Member of the Pennsylvania House of Representatives from the 16th district
- In office January 4, 2005 – November 30, 2008
- Preceded by: Susan Laughlin
- Succeeded by: Robert F. Matzie

Personal details
- Born: May 13, 1975 (age 51) Economy, Pennsylvania
- Party: Democratic
- Alma mater: Allegheny College University of Pittsburgh School of Law
- Occupation: Attorney

= Sean M. Ramaley =

American politician

Sean Michael Ramaley (born May 13, 1975) was a Democratic member of the Pennsylvania House of Representatives for the 16th District from 2004 to 2008.

==Personal life==
Sean Ramaley was born in Economy, Pennsylvania, and attended Quigley Catholic High School, where in sports and other activities, including baseball, basketball, soccer, bowling and scouting. His father was a mechanic for US Airways for 38 years.

Ramaley graduated from Allegheny College in 1997 and was awarded the college's "Ethical Leader of the Year Award." He moved to Ohio and served as a Research and Policy Aide for the Ohio Legislative Service Commission, focusing on state finance and budgetary matters. Ramaley returned to Pennsylvania as a professional political operative, managing political campaigns for U.S. Congress, the Pennsylvania House of Representatives, Allegheny County Council, Pennsylvania Courts of Common Pleas, and several municipal offices.

He attended the University of Pittsburgh School of Law, joining the University of Pittsburgh Law Review. After graduating in 2002, he took a position with the United States Department of Labor, where he clerked for the department's Administrative Law Judges. While at the Department of Labor, he joined the American Federation of Government Employees, Local 644. He also has maintained a private legal practice, working on corporate transactions, wills and estates.

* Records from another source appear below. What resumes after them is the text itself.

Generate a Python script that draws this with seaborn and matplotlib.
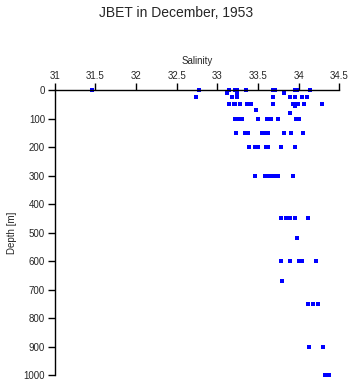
import pandas as pd
import seaborn as sns
import matplotlib.pyplot as plt

sns.set_style("white")
plt.rcParams['font.family'] = ['Liberation Sans', 'DejaVu Sans']

# depth [m] and salinity
depth = [0, 0, 0, 0, 0, 0, 0, 0, 0, 0, 0,
         10, 10, 10,
         25, 25, 25, 25, 25, 25, 25, 25,
         50, 50, 50, 50, 50, 50, 50, 50, 50, 50, 50, 50,
         55, 70, 80,
         100, 100, 100, 100, 100, 100, 100, 100, 100, 100,
         150, 150, 150, 150, 150, 150, 150, 150, 150,
         200, 200, 200, 200, 200, 200, 200,
         300, 300, 300, 300, 300, 300, 300, 300,
         450, 450, 450, 450, 450,
         520,
         600, 600, 600, 600, 600,
         670,
         750, 750, 750,
         900, 900,
         1000, 1000]
salinity = [31.46, 32.77, 33.15, 33.22, 33.24, 33.35, 33.69, 33.71, 33.96, 33.98, 34.14,
            33.12, 33.24, 33.82,
            32.74, 33.18, 33.24, 33.69, 33.89, 33.96, 34.04, 34.10,
            33.14, 33.20, 33.22, 33.28, 33.37, 33.41, 33.69, 33.93, 33.96, 33.99, 34.07, 34.29,
            33.96, 33.48, 33.89,
            33.22, 33.25, 33.27, 33.31, 33.50, 33.61, 33.66, 33.75, 33.97, 34.00,
            33.23, 33.34, 33.38, 33.55, 33.57, 33.62, 33.82, 33.91, 34.05,
            33.39, 33.46, 33.50, 33.60, 33.62, 33.78, 33.95,
            33.46, 33.59, 33.62, 33.65, 33.68, 33.70, 33.75, 33.93,
            33.78, 33.85, 33.89, 33.96, 34.11,
            33.98,
            33.78, 33.89, 34.00, 34.04, 34.22,
            33.80,
            34.12, 34.18, 34.24,
            34.13, 34.30,
            34.32, 34.37]

x_ticks = [31, 31.5, 32, 32.5, 33, 33.5, 34, 34.5]
x_labels = ['31', '31.5', '32', '32.5', '33', '33.5', '34', '34.5']
y_ticks = [0, 100, 200, 300, 400, 500, 600, 700, 800, 900, 1000]

df = pd.DataFrame({'Salinity': salinity, 'Depth': depth})

fig = plt.figure(figsize=(3.53, 3.84), dpi=100)
ax = fig.add_axes([0.155, 0.0234, 0.806, 0.7416])

sns.scatterplot(data=df, x='Salinity', y='Depth', ax=ax, marker='s', s=6,
                color='#0000ff', linewidth=0, clip_on=False)

ax.set_xlim(31, 34.5)
ax.set_ylim(1000, 0)
ax.set_xticks(x_ticks)
ax.set_xticklabels(x_labels)
ax.set_yticks(y_ticks)
ax.xaxis.tick_top()
ax.xaxis.set_label_position('top')
ax.tick_params(axis='both', direction='out', length=5, width=1, color='black',
               labelsize=7, pad=2, top=True, left=True, bottom=False, right=False)
for side in ['right', 'bottom']:
    ax.spines[side].set_visible(False)
for side in ['top', 'left']:
    ax.spines[side].set_color('black')
    ax.spines[side].set_linewidth(1)

ax.set_xlabel('Salinity', fontsize=7, labelpad=5)
ax.set_ylabel('Depth [m]', fontsize=7, labelpad=5)
fig.suptitle('JBET in December, 1953', fontsize=10, y=0.985)

fig.savefig('out.png', dpi=100)
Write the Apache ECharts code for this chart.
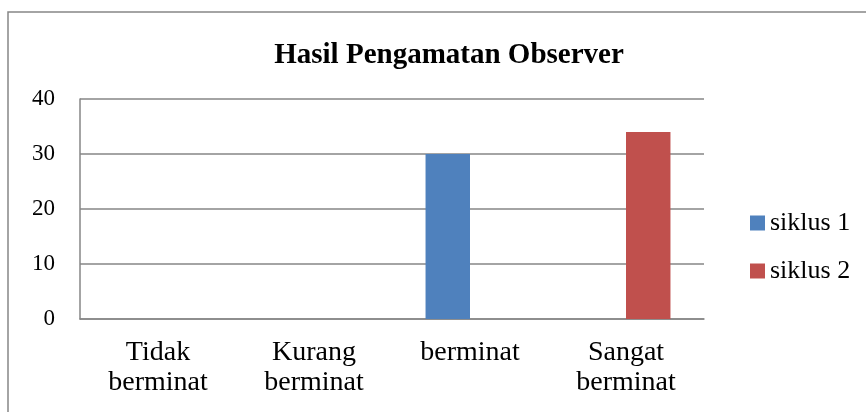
<!DOCTYPE html>
<html>
<head>
<meta charset="utf-8">
<script src="https://cdn.jsdelivr.net/npm/echarts@6/dist/echarts.min.js"></script>
<style>html,body{margin:0;padding:0;background:#fff}#c{width:866px;height:412px}</style>
</head>
<body>
<div id="c"></div>
<script>
const categories = ['Tidak\nberminat', 'Kurang\nberminat', 'berminat', 'Sangat\nberminat'];
const siklus1 = [0, 0, 30, 0];
const siklus2 = [0, 0, 0, 34];
const seriesNames = ['siklus 1', 'siklus 2'];
const yTicks = { min: 0, max: 40, interval: 10 };

const chart = echarts.init(document.getElementById('c'), null, { renderer: 'canvas' });
const font = '"Liberation Serif", "DejaVu Serif", serif';
chart.setOption({
  animation: false,
  backgroundColor: '#fff',
  graphic: [{
    type: 'rect', silent: true, z: -1,
    shape: { x: 8, y: 12, width: 900, height: 500 },
    style: { fill: 'none', stroke: '#868686', lineWidth: 1.5 }
  }],
  title: {
    text: 'Hasil Pengamatan Observer',
    left: 444, top: 36, textAlign: 'center',
    textStyle: { fontFamily: font, fontSize: 29, fontWeight: 'bold', color: '#000' }
  },
  legend: {
    orient: 'vertical', left: 745, top: 205,
    itemWidth: 15, itemHeight: 15, itemGap: 22,
    icon: 'rect',
    textStyle: { fontFamily: font, fontSize: 26, color: '#000' },
    data: seriesNames
  },
  grid: { left: 80, right: 162, top: 99, bottom: 93, containLabel: false },
  xAxis: {
    type: 'category', data: categories,
    axisLine: { lineStyle: { color: '#868686', width: 1.5 } },
    axisTick: { show: false },
    axisLabel: { fontFamily: font, fontSize: 28, color: '#000', lineHeight: 30, margin: 19, interval: 0 }
  },
  yAxis: {
    type: 'value', min: yTicks.min, max: yTicks.max, interval: yTicks.interval,
    axisLine: { show: true, lineStyle: { color: '#868686', width: 1.5 } },
    axisTick: { show: false },
    splitLine: { lineStyle: { color: '#868686', width: 1.5 } },
    axisLabel: { fontFamily: font, fontSize: 23, color: '#000', margin: 25 }
  },
  series: [
    { name: seriesNames[0], type: 'bar', data: siklus1, barGap: '0%', barCategoryGap: '43%', itemStyle: { color: '#4F81BD' } },
    { name: seriesNames[1], type: 'bar', data: siklus2, barGap: '0%', barCategoryGap: '43%', itemStyle: { color: '#C0504D' } }
  ]
});
</script>
</body>
</html>
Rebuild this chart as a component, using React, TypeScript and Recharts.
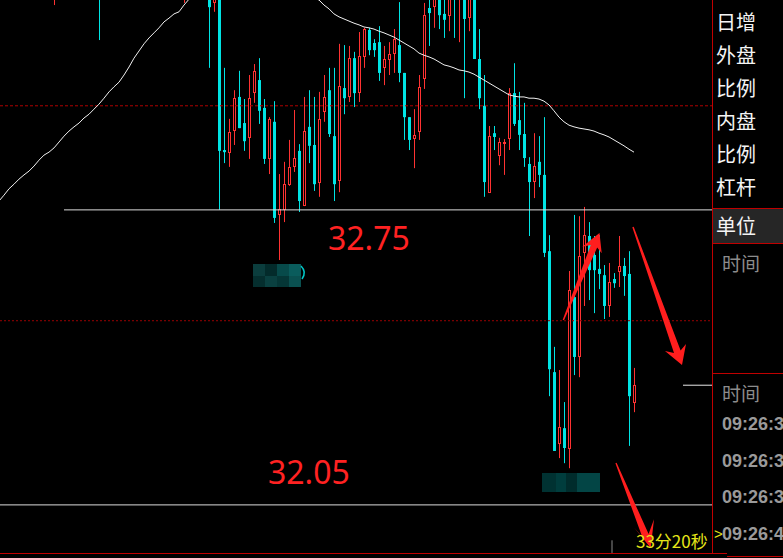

He volunteered for the American Legion’s Boys State Program and co-founded the non-profit Keystone Leadership Development Corporation. He is on the Penn State Beaver Advisory Board and the Allegheny College Alumni Council.

==Political career==
===Career as State Representative===
Ramaley won a 5-way race for the Democratic nomination for Pennsylvania's 16th legislative district, an open seat upon the retirement of Susan Laughlin. In July 2004, he took a job as a legislative staffer for the powerful Beaver County state representative, Mike Veon. He was elected to the Pennsylvania House of Representatives the November with a comfortable 20-point margin. He worked for Representative Veon until December of that year.

He was re-elected without opposition in 2006.

===2008 race for State Senate===
Ramaley won the Democratic primary to succeed the retiring Gerald LaValle in the 47th senatorial district.

===Indictment and acquittal===
In July 2008, Ramaley was one of 12 individuals indicted by Pennsylvania Attorney General Tom Corbett as part of the 2006 Pennsylvania General Assembly bonus controversy. Ramaley was not indicted for accepting or authorizing bonuses, but on charges of taking a part-time "no-work" job in the Beaver Falls district office of state Representative Mike Veon, while running for office. After pressure from party leaders, Ramaley withdrew from the race, although he and his lawyer alleged that the charges were politically motivated.

At a jury trial, Ramaley presented evidence from former co-workers who testified that Ramaley did in fact perform work in the position. Ramaley was acquitted by a jury of all six charges against him on December 10, 2009.